## SET EXERCISE
Print, without altering anything, the lines from the one that holds "Convert this diagram to TikZ code." to the one that holds "(no) at (331,546)", inclusive. No other lines belong in the output.
──────── GIVEN DATA
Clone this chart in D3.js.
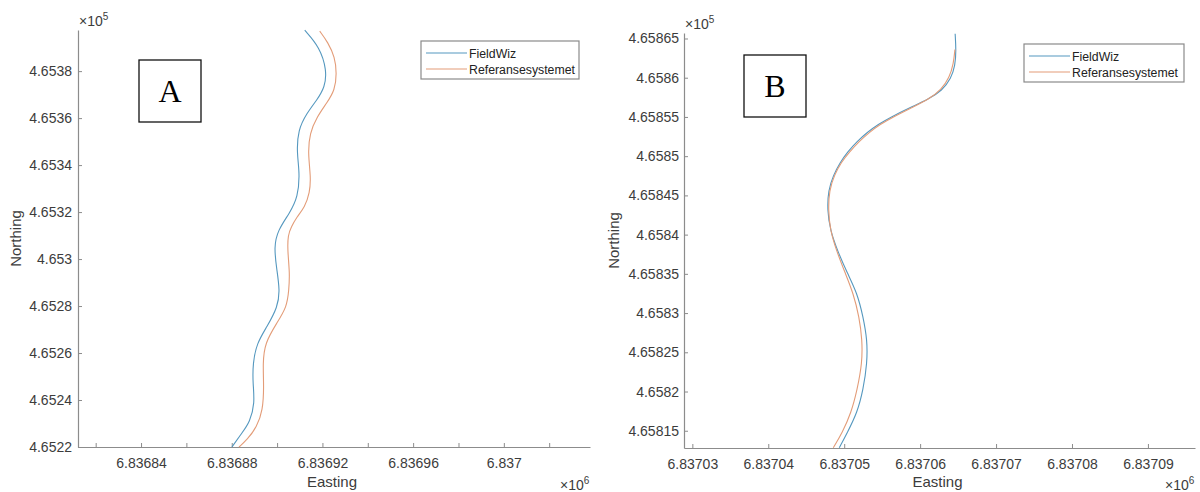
────────────────
──────── GIVEN DATA
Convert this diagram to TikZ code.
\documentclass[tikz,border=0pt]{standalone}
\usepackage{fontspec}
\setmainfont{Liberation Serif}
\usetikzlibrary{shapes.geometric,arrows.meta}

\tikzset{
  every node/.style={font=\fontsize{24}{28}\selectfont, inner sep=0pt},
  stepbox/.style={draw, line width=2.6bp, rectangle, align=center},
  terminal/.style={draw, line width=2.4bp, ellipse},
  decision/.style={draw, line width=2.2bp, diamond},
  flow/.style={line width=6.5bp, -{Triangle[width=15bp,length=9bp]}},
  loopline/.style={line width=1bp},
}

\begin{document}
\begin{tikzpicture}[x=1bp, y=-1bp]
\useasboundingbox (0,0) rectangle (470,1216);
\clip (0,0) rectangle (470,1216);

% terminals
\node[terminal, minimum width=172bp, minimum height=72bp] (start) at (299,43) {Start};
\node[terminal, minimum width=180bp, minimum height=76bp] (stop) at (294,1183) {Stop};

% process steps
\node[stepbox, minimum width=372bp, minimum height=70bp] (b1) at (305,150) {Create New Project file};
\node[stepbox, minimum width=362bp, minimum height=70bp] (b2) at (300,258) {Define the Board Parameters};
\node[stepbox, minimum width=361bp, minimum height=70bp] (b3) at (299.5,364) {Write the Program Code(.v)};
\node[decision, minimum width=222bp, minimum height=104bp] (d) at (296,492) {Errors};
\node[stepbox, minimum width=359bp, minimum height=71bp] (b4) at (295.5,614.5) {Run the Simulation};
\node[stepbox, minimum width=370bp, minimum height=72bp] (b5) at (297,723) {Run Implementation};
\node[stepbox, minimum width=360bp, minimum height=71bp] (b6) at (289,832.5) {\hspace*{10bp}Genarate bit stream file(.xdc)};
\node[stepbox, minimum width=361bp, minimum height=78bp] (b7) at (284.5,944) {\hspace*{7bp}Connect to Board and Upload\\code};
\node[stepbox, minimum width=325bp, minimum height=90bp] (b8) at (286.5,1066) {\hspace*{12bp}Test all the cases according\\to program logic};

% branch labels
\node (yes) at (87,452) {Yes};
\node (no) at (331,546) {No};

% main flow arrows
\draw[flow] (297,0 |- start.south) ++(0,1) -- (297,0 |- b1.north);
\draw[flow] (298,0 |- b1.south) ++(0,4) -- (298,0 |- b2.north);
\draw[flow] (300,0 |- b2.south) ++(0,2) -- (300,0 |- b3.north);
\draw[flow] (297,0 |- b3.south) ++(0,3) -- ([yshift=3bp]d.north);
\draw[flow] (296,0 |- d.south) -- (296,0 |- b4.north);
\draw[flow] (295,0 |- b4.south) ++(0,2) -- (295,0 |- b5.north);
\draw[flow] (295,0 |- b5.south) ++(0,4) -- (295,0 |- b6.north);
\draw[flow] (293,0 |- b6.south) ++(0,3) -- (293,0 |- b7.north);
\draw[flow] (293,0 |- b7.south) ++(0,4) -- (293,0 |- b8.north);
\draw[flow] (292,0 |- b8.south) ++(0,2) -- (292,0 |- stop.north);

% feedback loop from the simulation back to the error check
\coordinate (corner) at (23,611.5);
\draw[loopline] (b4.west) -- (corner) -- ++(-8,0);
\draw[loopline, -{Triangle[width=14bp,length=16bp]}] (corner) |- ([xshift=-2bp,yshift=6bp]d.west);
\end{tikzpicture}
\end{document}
────────────────
## WRITTEN ANSWER
Convert this diagram to TikZ code.
\documentclass[tikz,border=0pt]{standalone}
\usepackage{fontspec}
\setmainfont{Liberation Serif}
\usetikzlibrary{shapes.geometric,arrows.meta}

\tikzset{
  every node/.style={font=\fontsize{24}{28}\selectfont, inner sep=0pt},
  stepbox/.style={draw, line width=2.6bp, rectangle, align=center},
  terminal/.style={draw, line width=2.4bp, ellipse},
  decision/.style={draw, line width=2.2bp, diamond},
  flow/.style={line width=6.5bp, -{Triangle[width=15bp,length=9bp]}},
  loopline/.style={line width=1bp},
}

\begin{document}
\begin{tikzpicture}[x=1bp, y=-1bp]
\useasboundingbox (0,0) rectangle (470,1216);
\clip (0,0) rectangle (470,1216);

% terminals
\node[terminal, minimum width=172bp, minimum height=72bp] (start) at (299,43) {Start};
\node[terminal, minimum width=180bp, minimum height=76bp] (stop) at (294,1183) {Stop};

% process steps
\node[stepbox, minimum width=372bp, minimum height=70bp] (b1) at (305,150) {Create New Project file};
\node[stepbox, minimum width=362bp, minimum height=70bp] (b2) at (300,258) {Define the Board Parameters};
\node[stepbox, minimum width=361bp, minimum height=70bp] (b3) at (299.5,364) {Write the Program Code(.v)};
\node[decision, minimum width=222bp, minimum height=104bp] (d) at (296,492) {Errors};
\node[stepbox, minimum width=359bp, minimum height=71bp] (b4) at (295.5,614.5) {Run the Simulation};
\node[stepbox, minimum width=370bp, minimum height=72bp] (b5) at (297,723) {Run Implementation};
\node[stepbox, minimum width=360bp, minimum height=71bp] (b6) at (289,832.5) {\hspace*{10bp}Genarate bit stream file(.xdc)};
\node[stepbox, minimum width=361bp, minimum height=78bp] (b7) at (284.5,944) {\hspace*{7bp}Connect to Board and Upload\\code};
\node[stepbox, minimum width=325bp, minimum height=90bp] (b8) at (286.5,1066) {\hspace*{12bp}Test all the cases according\\to program logic};

% branch labels
\node (yes) at (87,452) {Yes};
\node (no) at (331,546) {No};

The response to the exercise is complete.